I thought it ruled. It was as whacky and atmospheric as Suspiria yet also managed to make you care about the characters and the film’s cut-throat world. It was undoubtedly silly at times but it was also scary, thrilling, fascinating and surreal. Certainly my favourite of the Best Picture nominated films that I’ve seen.
I found this film puerile, adolescent, messy, self indulgent and gratuitously bloody and limitedly sexy. The characterisation was inchoate as in the case of the lead, sexist and cliched for the director of the ballet company, stereotypical for the mother and unconvincing for the passed over prima donna Beth and the up and coming free thing , Lily.
Sure lots of the shots were visceral, shocking, evocative but I have to force a paralleling of the dance induced blood, the sexually repressed blood and the enacted violence( albeit in psychotic delusion) and all subsumed in a bathetic metaphor with the actual Ballet Swan Lake. I am reminded of the recent ABC radio series ” Critical Failure” when I read the gushing accolades of reviewers who absolve the director of all responsibility to make meaning, to be original, to be responsible and to repay the viewer’s time with something of value.

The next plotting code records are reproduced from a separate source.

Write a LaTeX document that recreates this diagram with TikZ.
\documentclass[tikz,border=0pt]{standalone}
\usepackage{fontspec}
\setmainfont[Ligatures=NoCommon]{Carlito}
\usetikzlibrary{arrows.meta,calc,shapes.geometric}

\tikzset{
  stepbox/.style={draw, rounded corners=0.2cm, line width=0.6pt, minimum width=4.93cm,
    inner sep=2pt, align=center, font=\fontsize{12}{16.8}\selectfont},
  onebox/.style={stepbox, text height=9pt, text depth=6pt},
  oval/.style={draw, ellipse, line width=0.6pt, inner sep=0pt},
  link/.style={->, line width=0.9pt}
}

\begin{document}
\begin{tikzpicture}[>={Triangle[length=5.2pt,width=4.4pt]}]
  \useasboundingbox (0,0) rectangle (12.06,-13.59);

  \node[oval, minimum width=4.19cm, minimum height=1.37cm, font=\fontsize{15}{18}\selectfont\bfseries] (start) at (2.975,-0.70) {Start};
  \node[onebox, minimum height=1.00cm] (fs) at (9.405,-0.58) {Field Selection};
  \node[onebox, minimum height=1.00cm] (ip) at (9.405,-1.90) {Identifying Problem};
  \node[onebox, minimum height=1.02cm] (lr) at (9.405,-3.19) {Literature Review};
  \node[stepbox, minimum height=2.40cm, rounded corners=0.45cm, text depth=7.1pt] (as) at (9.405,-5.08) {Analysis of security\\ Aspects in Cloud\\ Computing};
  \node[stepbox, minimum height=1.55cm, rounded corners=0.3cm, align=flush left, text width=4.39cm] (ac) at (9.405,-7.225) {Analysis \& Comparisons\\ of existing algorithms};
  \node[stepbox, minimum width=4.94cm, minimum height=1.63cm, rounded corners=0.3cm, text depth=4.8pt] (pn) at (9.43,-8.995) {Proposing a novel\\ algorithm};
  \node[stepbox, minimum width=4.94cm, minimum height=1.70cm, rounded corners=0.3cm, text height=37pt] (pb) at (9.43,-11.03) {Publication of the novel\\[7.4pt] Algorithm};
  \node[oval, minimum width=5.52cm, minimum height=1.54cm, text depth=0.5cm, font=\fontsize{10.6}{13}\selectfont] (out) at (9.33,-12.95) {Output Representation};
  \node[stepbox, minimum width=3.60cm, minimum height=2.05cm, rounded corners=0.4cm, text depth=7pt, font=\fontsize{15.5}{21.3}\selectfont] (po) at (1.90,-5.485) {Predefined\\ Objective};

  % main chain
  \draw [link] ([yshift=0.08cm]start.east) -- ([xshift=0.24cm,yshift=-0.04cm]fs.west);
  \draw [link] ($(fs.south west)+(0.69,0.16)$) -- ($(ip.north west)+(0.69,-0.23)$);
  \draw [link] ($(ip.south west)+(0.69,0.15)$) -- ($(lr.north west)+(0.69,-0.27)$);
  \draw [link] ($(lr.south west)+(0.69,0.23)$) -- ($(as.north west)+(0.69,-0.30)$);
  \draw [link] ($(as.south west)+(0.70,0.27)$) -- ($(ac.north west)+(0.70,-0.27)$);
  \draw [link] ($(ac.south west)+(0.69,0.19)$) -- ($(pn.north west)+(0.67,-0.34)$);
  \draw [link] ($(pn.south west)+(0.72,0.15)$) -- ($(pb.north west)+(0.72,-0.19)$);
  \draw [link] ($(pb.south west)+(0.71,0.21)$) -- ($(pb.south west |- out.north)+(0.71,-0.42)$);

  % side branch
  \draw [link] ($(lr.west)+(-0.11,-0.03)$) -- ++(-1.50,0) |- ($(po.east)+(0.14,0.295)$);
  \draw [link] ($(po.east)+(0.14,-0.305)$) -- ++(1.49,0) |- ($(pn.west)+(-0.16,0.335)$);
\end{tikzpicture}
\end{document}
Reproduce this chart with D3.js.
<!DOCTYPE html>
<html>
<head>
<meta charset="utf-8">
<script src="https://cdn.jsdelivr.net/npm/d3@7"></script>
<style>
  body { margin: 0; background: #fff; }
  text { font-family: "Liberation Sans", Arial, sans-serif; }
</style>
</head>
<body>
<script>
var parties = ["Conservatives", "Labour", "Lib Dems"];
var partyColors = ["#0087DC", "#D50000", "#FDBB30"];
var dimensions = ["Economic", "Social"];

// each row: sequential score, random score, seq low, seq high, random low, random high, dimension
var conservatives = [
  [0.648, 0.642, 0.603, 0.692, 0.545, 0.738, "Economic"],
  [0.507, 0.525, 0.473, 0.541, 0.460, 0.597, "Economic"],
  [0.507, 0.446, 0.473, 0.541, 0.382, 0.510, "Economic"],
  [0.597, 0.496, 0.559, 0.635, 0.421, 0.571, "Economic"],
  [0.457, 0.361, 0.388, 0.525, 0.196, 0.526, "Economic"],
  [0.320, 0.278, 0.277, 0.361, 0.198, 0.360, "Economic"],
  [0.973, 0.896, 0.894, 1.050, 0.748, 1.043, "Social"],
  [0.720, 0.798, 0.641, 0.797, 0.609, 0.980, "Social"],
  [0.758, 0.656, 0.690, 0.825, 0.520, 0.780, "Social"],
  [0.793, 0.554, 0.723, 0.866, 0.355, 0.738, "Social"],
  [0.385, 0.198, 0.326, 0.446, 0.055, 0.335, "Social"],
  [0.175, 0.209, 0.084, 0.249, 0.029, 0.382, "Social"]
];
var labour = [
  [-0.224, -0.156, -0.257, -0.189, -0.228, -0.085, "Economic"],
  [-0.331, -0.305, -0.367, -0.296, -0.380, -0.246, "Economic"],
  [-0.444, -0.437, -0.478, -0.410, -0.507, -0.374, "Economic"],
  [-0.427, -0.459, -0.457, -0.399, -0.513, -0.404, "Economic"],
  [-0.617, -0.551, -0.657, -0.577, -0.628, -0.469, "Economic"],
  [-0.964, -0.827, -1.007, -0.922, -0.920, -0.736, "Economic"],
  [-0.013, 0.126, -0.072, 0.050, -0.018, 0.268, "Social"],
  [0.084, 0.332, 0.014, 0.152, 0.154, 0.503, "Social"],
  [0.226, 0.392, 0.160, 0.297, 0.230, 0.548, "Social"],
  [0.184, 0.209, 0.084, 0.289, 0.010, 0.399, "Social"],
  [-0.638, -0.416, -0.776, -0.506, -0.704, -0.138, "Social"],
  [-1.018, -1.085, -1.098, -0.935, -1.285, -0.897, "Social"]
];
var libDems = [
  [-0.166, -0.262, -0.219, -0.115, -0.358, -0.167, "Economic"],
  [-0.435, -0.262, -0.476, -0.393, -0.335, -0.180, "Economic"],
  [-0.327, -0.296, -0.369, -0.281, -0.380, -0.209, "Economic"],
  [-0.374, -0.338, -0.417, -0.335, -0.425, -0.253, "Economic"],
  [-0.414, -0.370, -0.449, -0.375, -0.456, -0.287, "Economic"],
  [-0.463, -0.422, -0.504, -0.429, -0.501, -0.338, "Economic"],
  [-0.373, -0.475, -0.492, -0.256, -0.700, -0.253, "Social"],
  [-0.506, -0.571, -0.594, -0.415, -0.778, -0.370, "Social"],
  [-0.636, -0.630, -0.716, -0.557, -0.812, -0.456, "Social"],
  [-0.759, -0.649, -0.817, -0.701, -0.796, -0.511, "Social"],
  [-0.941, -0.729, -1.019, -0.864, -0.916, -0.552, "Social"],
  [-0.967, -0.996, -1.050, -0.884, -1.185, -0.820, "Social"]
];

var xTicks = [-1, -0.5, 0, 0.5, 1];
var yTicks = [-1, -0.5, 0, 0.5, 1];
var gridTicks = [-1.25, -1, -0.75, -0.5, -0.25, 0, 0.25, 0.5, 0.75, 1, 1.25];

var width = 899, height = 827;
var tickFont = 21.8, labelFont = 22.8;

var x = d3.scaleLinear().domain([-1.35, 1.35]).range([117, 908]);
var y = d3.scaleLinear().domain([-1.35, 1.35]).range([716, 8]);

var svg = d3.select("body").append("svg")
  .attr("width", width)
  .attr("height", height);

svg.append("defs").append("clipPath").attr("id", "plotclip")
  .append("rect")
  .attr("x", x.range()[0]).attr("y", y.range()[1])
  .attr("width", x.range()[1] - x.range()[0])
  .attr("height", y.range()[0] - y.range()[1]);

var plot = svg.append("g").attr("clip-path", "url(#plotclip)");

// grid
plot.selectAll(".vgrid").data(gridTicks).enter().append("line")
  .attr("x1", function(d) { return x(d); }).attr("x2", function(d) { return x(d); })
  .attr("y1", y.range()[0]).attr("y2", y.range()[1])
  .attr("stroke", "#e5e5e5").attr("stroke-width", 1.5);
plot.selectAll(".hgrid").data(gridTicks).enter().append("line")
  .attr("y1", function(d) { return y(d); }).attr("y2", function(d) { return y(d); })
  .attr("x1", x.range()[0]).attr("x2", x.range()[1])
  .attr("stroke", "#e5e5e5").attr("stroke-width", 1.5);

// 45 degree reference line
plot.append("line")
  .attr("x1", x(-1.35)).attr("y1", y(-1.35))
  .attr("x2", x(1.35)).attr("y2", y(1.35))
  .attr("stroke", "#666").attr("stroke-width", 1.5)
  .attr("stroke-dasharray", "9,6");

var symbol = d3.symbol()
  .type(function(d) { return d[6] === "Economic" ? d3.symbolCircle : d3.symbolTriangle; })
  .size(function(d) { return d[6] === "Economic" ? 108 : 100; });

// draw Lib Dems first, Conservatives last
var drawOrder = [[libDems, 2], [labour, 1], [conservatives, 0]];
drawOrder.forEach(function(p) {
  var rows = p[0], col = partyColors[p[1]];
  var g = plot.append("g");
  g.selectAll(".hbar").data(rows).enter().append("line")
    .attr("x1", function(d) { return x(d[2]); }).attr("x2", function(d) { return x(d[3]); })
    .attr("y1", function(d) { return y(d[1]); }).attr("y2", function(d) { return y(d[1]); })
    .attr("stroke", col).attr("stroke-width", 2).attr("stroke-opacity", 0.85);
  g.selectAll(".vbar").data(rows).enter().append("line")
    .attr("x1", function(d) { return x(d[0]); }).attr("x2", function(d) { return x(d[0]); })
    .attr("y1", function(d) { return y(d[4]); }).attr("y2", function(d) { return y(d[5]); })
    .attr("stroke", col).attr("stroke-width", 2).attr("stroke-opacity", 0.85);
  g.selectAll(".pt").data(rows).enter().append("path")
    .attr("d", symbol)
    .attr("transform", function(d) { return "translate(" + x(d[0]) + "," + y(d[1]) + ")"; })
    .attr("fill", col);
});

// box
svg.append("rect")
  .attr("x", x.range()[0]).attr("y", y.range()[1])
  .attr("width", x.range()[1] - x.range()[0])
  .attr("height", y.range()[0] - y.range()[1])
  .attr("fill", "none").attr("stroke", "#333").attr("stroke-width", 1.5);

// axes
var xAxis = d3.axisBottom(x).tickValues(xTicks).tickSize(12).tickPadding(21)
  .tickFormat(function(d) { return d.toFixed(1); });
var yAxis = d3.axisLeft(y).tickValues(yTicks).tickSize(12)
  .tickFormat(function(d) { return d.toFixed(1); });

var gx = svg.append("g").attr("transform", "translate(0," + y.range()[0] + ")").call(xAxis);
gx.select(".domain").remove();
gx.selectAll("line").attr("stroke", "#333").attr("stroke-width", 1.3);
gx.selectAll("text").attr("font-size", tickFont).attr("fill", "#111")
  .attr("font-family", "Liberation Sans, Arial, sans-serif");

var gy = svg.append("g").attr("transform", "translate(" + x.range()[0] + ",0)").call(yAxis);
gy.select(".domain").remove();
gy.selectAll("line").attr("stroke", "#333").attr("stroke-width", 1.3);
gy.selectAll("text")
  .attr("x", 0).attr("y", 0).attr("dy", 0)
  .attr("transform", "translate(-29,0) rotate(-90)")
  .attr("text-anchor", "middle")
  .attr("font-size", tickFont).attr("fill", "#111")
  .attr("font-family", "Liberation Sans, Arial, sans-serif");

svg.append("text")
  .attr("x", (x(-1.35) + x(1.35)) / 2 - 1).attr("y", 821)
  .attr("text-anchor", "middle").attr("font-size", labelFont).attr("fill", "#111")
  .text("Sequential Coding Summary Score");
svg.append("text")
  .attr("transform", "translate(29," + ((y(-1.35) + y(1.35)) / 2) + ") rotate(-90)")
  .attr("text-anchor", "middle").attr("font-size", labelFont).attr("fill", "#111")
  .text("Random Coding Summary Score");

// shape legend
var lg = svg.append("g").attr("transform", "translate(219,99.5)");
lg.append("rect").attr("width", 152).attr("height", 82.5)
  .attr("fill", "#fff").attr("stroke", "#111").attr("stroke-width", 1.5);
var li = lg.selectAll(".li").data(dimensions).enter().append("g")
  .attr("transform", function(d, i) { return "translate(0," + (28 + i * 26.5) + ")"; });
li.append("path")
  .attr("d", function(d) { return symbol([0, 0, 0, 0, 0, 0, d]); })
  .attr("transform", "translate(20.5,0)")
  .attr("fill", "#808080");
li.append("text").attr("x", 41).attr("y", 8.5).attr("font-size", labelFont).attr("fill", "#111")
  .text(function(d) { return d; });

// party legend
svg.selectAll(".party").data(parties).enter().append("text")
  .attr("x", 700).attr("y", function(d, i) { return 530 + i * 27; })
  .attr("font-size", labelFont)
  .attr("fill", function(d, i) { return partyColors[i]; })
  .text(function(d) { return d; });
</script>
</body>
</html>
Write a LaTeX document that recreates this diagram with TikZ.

I wonder what the teenage viewers are going to make of the parent/child relationship, the depiction of the male company director as a lascivious groomer of his young dancers for his own purpose, including the culpable tribute to the near suicidal behaviour of the 28 year old sacrificial has been, Beth.
Apparently the use of drugs to “relax” and “lighten-up” and to free your deep psychological inhibitions is likely to produce the performance of your life. Apparently the supplier of the drug is bound to become the object of sexual liberation. I would like to read what psychs and shrinks think of this film.
As a woman, a mother, a lover of the arts, a feminist and a great respecter of story telling, I was bored, outraged and offended. Why did this film get so many good reviews? None that I have read have even attempted to deconstruct or integrate the film. I expect more from the film makers and the critics.